There is one place where a person never feels this discomfort – before God. In relation to God, we are always whole and always wholly ourselves. I think this is part of what we mean when we say in the Shma (in this week’s parsha) that one loves God with all of one’s heart and soul – before God, there is a capacity to be whole and whole-hearted in a way one cannot be anywhere else.
This feeling of wholeness is connected to the word ehad, one, which we say about God in the Shma. God is one and we are one with God somehow – or rather, we feel the oneness of the world and ourselves and a sense of completeness with God that we cannot feel elsewhere. There is a yearning quality to this feeling, as if we are longing for an earlier time or a later time when we indeed were/will be one with God, and, strangely, this sense of yearning makes us feel whole, complete, one.
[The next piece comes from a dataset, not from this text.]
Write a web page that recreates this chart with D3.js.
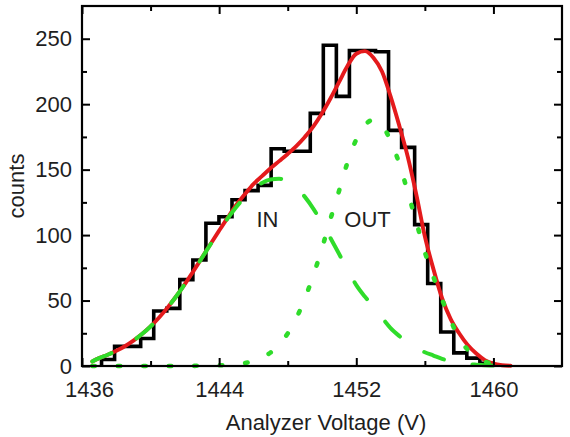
<!DOCTYPE html>
<html>
<head>
<meta charset="utf-8">
<script src="https://cdn.jsdelivr.net/npm/d3@7"></script>
<style>
  html, body { margin: 0; padding: 0; background: #fff; }
  svg { display: block; font-family: "Liberation Sans", Arial, sans-serif; }
</style>
</head>
<body>
<svg id="chart" width="570" height="437"></svg>
<script>
// Histogram of counts per analyzer-voltage bin
const binStart = 1437.14;
const binWidth = 0.761;
const counts = [5, 15, 15, 21, 42, 44, 66, 81, 109, 114, 127, 134, 138, 166, 164, 164,
                193, 245, 206, 241, 241, 240, 180, 167, 108, 63, 26, 10, 6, 2];

// Fitted curves sampled on a common voltage grid
const fitVoltage = [1436.6, 1437.0, 1437.5, 1438.0, 1438.5, 1439.0, 1439.5, 1440.0, 1440.5, 1441.0,
                    1441.5, 1442.0, 1442.5, 1443.0, 1443.5, 1444.0, 1444.5, 1445.0, 1445.5, 1446.0,
                    1446.5, 1447.0, 1447.5, 1448.0, 1448.5, 1449.0, 1449.5, 1450.0, 1450.5, 1451.0,
                    1451.5, 1452.0, 1452.5, 1453.0, 1453.5, 1454.0, 1454.5, 1455.0, 1455.5, 1456.0,
                    1456.5, 1457.0, 1457.5, 1458.0, 1458.5, 1459.0, 1459.5, 1460.0, 1460.5, 1461.0];
const fitTotal = [3.5, 6.0, 8.6, 11.6, 15.1, 19.4, 24.4, 30.2, 37.0, 44.8,
                  53.3, 62.6, 72.5, 82.8, 93.2, 103.4, 113.4, 123, 131.2, 139,
                  145, 151, 156.5, 162, 168, 175, 183, 193, 204.5, 217,
                  229.5, 238.5, 240.5, 235.5, 225, 206, 184, 160, 131, 99,
                  74, 52, 36, 25, 16, 9.5, 4.5, 1.8, 0.6, 0.2];
const fitIn = [3.5, 6.0, 8.6, 11.6, 15.1, 19.4, 24.4, 30.2, 37.0, 44.8,
               53.3, 62.6, 72.5, 82.7, 93.0, 103.0, 112.7, 121.5, 129.0, 135.3,
               139.8, 142.4, 143.0, 141.0, 136.3, 129.2, 120.1, 109.3, 97.6, 85.5,
               73.4, 61.8, 53.0, 45.5, 37.0, 29.0, 23.0, 18.0, 13.5, 10.5,
               8.0, 5.5, 3.8, 2.4, 1.5, 1.0, 0.6, 0.4, 0.2, 0.1];
const fitOut = [0, 0, 0, 0, 0, 0, 0, 0, 0, 0,
                0, 0, 0.1, 0.2, 0.3, 0.5, 0.8, 1.2, 2.2, 3.7,
                6.2, 10.3, 16.3, 24.8, 36.5, 51.5, 69.5, 90.0, 112.5, 134.0,
                156.0, 173.0, 184.0, 188.0, 184.0, 172.0, 155.0, 133.0, 110.0, 87.0,
                68.0, 51.0, 35.0, 21.0, 12.5, 6.8, 3.4, 1.5, 0.6, 0.2];

// Axis ticks
const xMajorTicks = [1436, 1444, 1452, 1460];
const xMinorTicks = [1440, 1448, 1456];
const yMajorTicks = [0, 50, 100, 150, 200, 250];
const yMinorTicks = [25, 75, 125, 175, 225];

// Peak labels
const peakLabels = [
  { text: "IN",  v: 1446.82, c: 106 },
  { text: "OUT", v: 1452.66, c: 106 }
];

const xTitle = "Analyzer Voltage (V)";
const yTitle = "counts";

const margin = { left: 82, top: 6, right: 8, bottom: 71 };
const width = 570, height = 437;
const innerW = width - margin.left - margin.right;
const innerH = height - margin.top - margin.bottom;

const x = d3.scaleLinear().domain([1436, 1464]).range([0, innerW]);
const y = d3.scaleLinear().domain([0, 275]).range([innerH, 0]);

const svg = d3.select("#chart");
const g = svg.append("g").attr("transform", `translate(${margin.left},${margin.top})`);

const textColor = "#1e1e1e";
const fontSize = 22;

// Histogram step outline
const edges = d3.range(counts.length + 1).map(i => binStart + i * binWidth);
let stepPath = d3.path();
stepPath.moveTo(x(edges[0]), y(0));
counts.forEach((c, i) => {
  stepPath.lineTo(x(edges[i]), y(c));
  stepPath.lineTo(x(edges[i + 1]), y(c));
});
stepPath.lineTo(x(edges[counts.length]), y(0));

g.append("path")
  .attr("d", stepPath.toString())
  .attr("fill", "none")
  .attr("stroke", "#000")
  .attr("stroke-width", 3.6)
  .attr("stroke-linejoin", "miter");

const line = (vals) => d3.line()
  .x((d, i) => x(fitVoltage[i]))
  .y(d => y(d))
  .curve(d3.curveMonotoneX)(vals);

// Total fit
g.append("path")
  .attr("d", line(fitTotal))
  .attr("fill", "none")
  .attr("stroke", "#e41a1c")
  .attr("stroke-width", 3.9)
  .attr("stroke-linecap", "round");

const green = "#2fdc2a";

// IN component (dashed)
g.append("path")
  .attr("d", line(fitIn))
  .attr("fill", "none")
  .attr("stroke", green)
  .attr("stroke-width", 4)
  .attr("stroke-linecap", "round")
  .attr("stroke-dasharray", "21,29");

// OUT component (dotted)
g.append("path")
  .attr("d", line(fitOut))
  .attr("fill", "none")
  .attr("stroke", green)
  .attr("stroke-width", 4.6)
  .attr("stroke-linecap", "round")
  .attr("stroke-dasharray", "2.5,23");

// Axes (ticks pointing inward on all four sides)
function styleAxis(sel) {
  sel.select(".domain").remove();
  sel.selectAll(".tick line").attr("stroke", "#000").attr("stroke-width", 2);
  sel.selectAll(".tick text")
    .attr("fill", textColor)
    .style("font-size", fontSize + "px")
    .style("font-family", '"Liberation Sans", Arial, sans-serif');
}

const bottomMajor = g.append("g").attr("transform", `translate(0,${innerH})`)
  .call(d3.axisBottom(x).tickValues(xMajorTicks).tickSize(-8).tickPadding(15).tickFormat(d3.format("d")));
styleAxis(bottomMajor);
bottomMajor.selectAll(".tick text").filter(d => d === 1436).attr("dx", 7);

const bottomMinor = g.append("g").attr("transform", `translate(0,${innerH})`)
  .call(d3.axisBottom(x).tickValues(xMinorTicks).tickSize(-5).tickFormat(""));
styleAxis(bottomMinor);

const topMajor = g.append("g")
  .call(d3.axisTop(x).tickValues(xMajorTicks).tickSize(-8).tickFormat(""));
styleAxis(topMajor);
const topMinor = g.append("g")
  .call(d3.axisTop(x).tickValues(xMinorTicks).tickSize(-5).tickFormat(""));
styleAxis(topMinor);

const leftMajor = g.append("g")
  .call(d3.axisLeft(y).tickValues(yMajorTicks).tickSize(-8).tickPadding(10).tickFormat(d3.format("d")));
styleAxis(leftMajor);
const leftMinor = g.append("g")
  .call(d3.axisLeft(y).tickValues(yMinorTicks).tickSize(-5).tickFormat(""));
styleAxis(leftMinor);

const rightMajor = g.append("g").attr("transform", `translate(${innerW},0)`)
  .call(d3.axisRight(y).tickValues(yMajorTicks).tickSize(-8).tickFormat(""));
styleAxis(rightMajor);
const rightMinor = g.append("g").attr("transform", `translate(${innerW},0)`)
  .call(d3.axisRight(y).tickValues(yMinorTicks).tickSize(-5).tickFormat(""));
styleAxis(rightMinor);

// Frame
g.append("rect")
  .attr("x", 0).attr("y", 0)
  .attr("width", innerW).attr("height", innerH)
  .attr("fill", "none")
  .attr("stroke", "#000")
  .attr("stroke-width", 2.2);

// Peak labels
g.selectAll("text.peak")
  .data(peakLabels)
  .join("text")
  .attr("class", "peak")
  .attr("x", d => x(d.v))
  .attr("y", d => y(d.c))
  .attr("text-anchor", "middle")
  .attr("fill", textColor)
  .style("font-size", fontSize + "px")
  .text(d => d.text);

// Axis titles
svg.append("text")
  .attr("x", 326)
  .attr("y", 430)
  .attr("text-anchor", "middle")
  .attr("fill", textColor)
  .style("font-size", fontSize + "px")
  .text(xTitle);

svg.append("text")
  .attr("transform", `translate(24,${margin.top + innerH / 2}) rotate(-90)`)
  .attr("text-anchor", "middle")
  .attr("fill", textColor)
  .style("font-size", fontSize + "px")
  .text(yTitle);
</script>
</body>
</html>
Thinking this over clarified for me what idolatry is. Idolatry is the opposite of God because of its multiplicity. To worship multiple gods makes us feel divided – that sense of dissonance again. We are not sure whom to serve , whether the demands of work are the true god or our families or accomplishments. We feel divided by the demands of many gods because there is indeed still a tinge of idolatry in this world at all times. And it is precisely in the face of this dividedness, this sense of being pulled in a thousand directions, that we need to assert every day, not once but multiple times – Shma Yisrael, Hashem Elokeinu, Hashem Ehad. Listen up – there is only one God. Go about your life, fulfill expectations, do your work, take care of your family, but somehow remember that it is all in service of God, not in service of other humans and their ideas of what you should do and not in service of your own ego with all its ambitious goals. Just God. Even as you go about your day, keep a piece of yourself pure and whole-hearted, connected to God and that sense of oneness.